When Form Prevails Over Substance – A Case of SEBI’s Informal Guidance


(First published on Linkedin)


In a yet another perplexing informal guidance, SEBI has once again emphasized form over substance, deviating from the global trend that prioritizes the latter. This case involved a merger between a subsidiary, 99.09% owned by a listed company and 0.91% by public shareholders (presumably since they are unrelated/ unconnected with the promoters of the listed company), with the listed parent company itself. The promoters of the listed company held 75%, while the remaining 25% was with the public.

Post-amalgamation, the overall public shareholding would be 25.27%, slightly above the stipulated minimum of 25% public shareholding. However, the pre-scheme public shareholders’ stake would marginally dip to 24.91%. Despite the substance indicating compliance with the minimum public shareholding norm post-amalgamation, SEBI insisted that the 25% threshold be maintained vis-a-vis pre-scheme public shareholders, citing the provisions of SEBI Master Circular dealing with Schemes of Arrangement.
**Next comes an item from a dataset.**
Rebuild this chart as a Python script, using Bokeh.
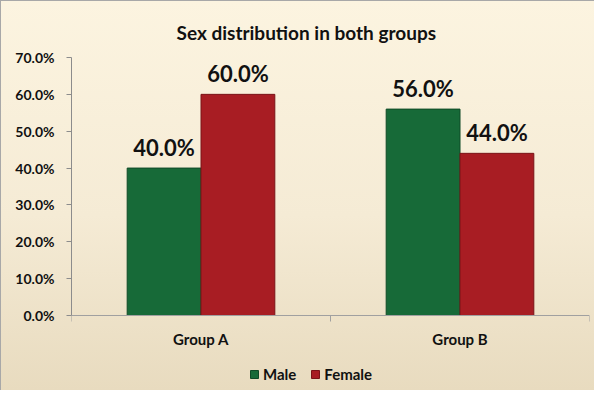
from bokeh.plotting import figure
from bokeh.models import Range1d, FixedTicker, Legend, LegendItem, ColumnDataSource, LabelSet
from bokeh.core.properties import value
from bokeh.transform import dodge
from bokeh.embed import file_html
from bokeh.resources import INLINE

# ---- data ----
groups = ["Group A", "Group B"]
male = [40.0, 56.0]
female = [60.0, 44.0]
series = ["Male", "Female"]
y_ticks = [0, 10, 20, 30, 40, 50, 60, 70]
title_text = "Sex distribution in both groups"

FONT = "Lato"
GREEN = "#176a38"
RED = "#a81d23"

# ---- layout (pixels) ----
W, H = 594, 390
TOP, LEFT, RIGHT = 56, 70, 6
AXIS_PX = 258           # pixel height of the 0..70 value axis
frame_h = H - TOP
ymax = y_ticks[-1]
ymin = ymax - ymax * frame_h / AXIS_PX   # room below 0 for labels + legend

pos = [i + 0.5 for i in range(len(groups))]
src = ColumnDataSource(dict(
    x=pos,
    male=male,
    female=female,
    male_lbl=[f"{v:.1f}%" for v in male],
    female_lbl=[f"{v:.1f}%" for v in female],
))

p = figure(width=W, height=H,
           x_range=Range1d(0, len(groups)), y_range=Range1d(ymin, ymax),
           output_backend="svg", toolbar_location=None,
           min_border_left=LEFT, min_border_right=RIGHT,
           min_border_top=TOP, min_border_bottom=0)

p.styles = {"background": "linear-gradient(to bottom, #fcf4e0 0%, #f5ebd5 55%, #e8dbbf 100%)",
            "border-top": "1px solid #a8a8a8",
            "border-left": "1px solid #a8a8a8"}
p.background_fill_alpha = 0
p.border_fill_alpha = 0
p.outline_line_color = None
p.grid.grid_line_color = None

p.title.text = title_text
p.title.align = "left"
p.title.offset = 105
p.title.text_font = FONT
p.title.text_font_size = "19px"
p.title.text_font_style = "bold"
p.title.text_color = "#111111"
p.title.standoff = 28

bw = 0.285
rm = p.vbar(x=dodge("x", -bw / 2, range=p.x_range), top="male", width=bw, source=src,
            fill_color=GREEN, line_color="#0f4a27", line_width=1)
rf = p.vbar(x=dodge("x", bw / 2, range=p.x_range), top="female", width=bw, source=src,
            fill_color=RED, line_color="#7a1418", line_width=1)

for col, lbl, off in (("male", "male_lbl", -bw / 2), ("female", "female_lbl", bw / 2)):
    ls = LabelSet(x=dodge("x", off, range=p.x_range), y=col, text=lbl, source=src,
                  text_align="center", text_baseline="alphabetic", y_offset=12,
                  text_font=value(FONT), text_font_size=value("22px"),
                  text_font_style=value("bold"), text_color="#111111")
    p.add_layout(ls)

# y axis
p.yaxis.ticker = FixedTicker(ticks=y_ticks)
p.yaxis.bounds = (y_ticks[0], y_ticks[-1])
p.yaxis.major_label_overrides = {t: f"{t:.1f}%" for t in y_ticks}
p.yaxis.major_label_text_font = FONT
p.yaxis.major_label_text_font_size = "14px"
p.yaxis.major_label_text_font_style = "bold"
p.yaxis.major_label_text_color = "#111111"
p.yaxis.major_label_standoff = 12
p.yaxis.axis_line_color = "#8c8c8c"
p.yaxis.major_tick_line_color = "#8c8c8c"
p.yaxis.major_tick_out = 5
p.yaxis.major_tick_in = 0
p.yaxis.minor_tick_line_color = None

# x axis (drawn at value 0)
p.xaxis.fixed_location = 0
p.xaxis.ticker = FixedTicker(ticks=pos, minor_ticks=list(range(len(groups) + 1)))
p.xaxis.major_label_overrides = {x: g for x, g in zip(pos, groups)}
p.xaxis.major_label_text_font = FONT
p.xaxis.major_label_text_font_size = "15px"
p.xaxis.major_label_text_font_style = "bold"
p.xaxis.major_label_text_color = "#111111"
p.xaxis.major_label_standoff = 8
p.xaxis.axis_line_color = "#a0a0a0"
p.xaxis.major_tick_out = 0
p.xaxis.major_tick_in = 0
p.xaxis.major_tick_line_color = None
p.xaxis.minor_tick_line_color = "#a0a0a0"
p.xaxis.minor_tick_out = 6
p.xaxis.minor_tick_in = 0

legend = Legend(items=[LegendItem(label=series[0], renderers=[rm]),
                       LegendItem(label=series[1], renderers=[rf])],
                orientation="horizontal", location=(178, 8))
legend.background_fill_alpha = 0
legend.border_line_color = None
legend.label_text_font = FONT
legend.label_text_font_size = "15px"
legend.label_text_font_style = "bold"
legend.label_text_color = "#111111"
legend.glyph_width = 10
legend.glyph_height = 10
legend.label_standoff = 4
legend.spacing = 14
legend.padding = 4
legend.margin = 0
p.add_layout(legend, "center")

open("out.html", "w").write(file_html(p, INLINE))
To meet this formal requirement, SEBI mandated promoter dilution before filing the scheme with NCLT, effectively prioritizing the letter of the law over its spirit.

Key Observations:

1. Form Over Substance: SEBI’s insistence on meeting the pre-scheme public shareholding requirement, despite the overall public shareholding being compliant post-amalgamation, underscores an overemphasis on form rather than the broader intent of the regulation.

2. Inflexibility: The requirement for promoter dilution, despite the minimal difference in shareholding percentage, illustrates a rigid approach, which could lead to unnecessary complications and delays in corporate restructuring.

3. Global Disconnect: This ruling seems out of sync with the global shift towards substance over form, where the essence of compliance is given precedence over mere technical adherence.

This informal guidance serves as a reminder of the sometimes perplexing regulatory landscape, where strict adherence to form can overshadow the substance of corporate actions.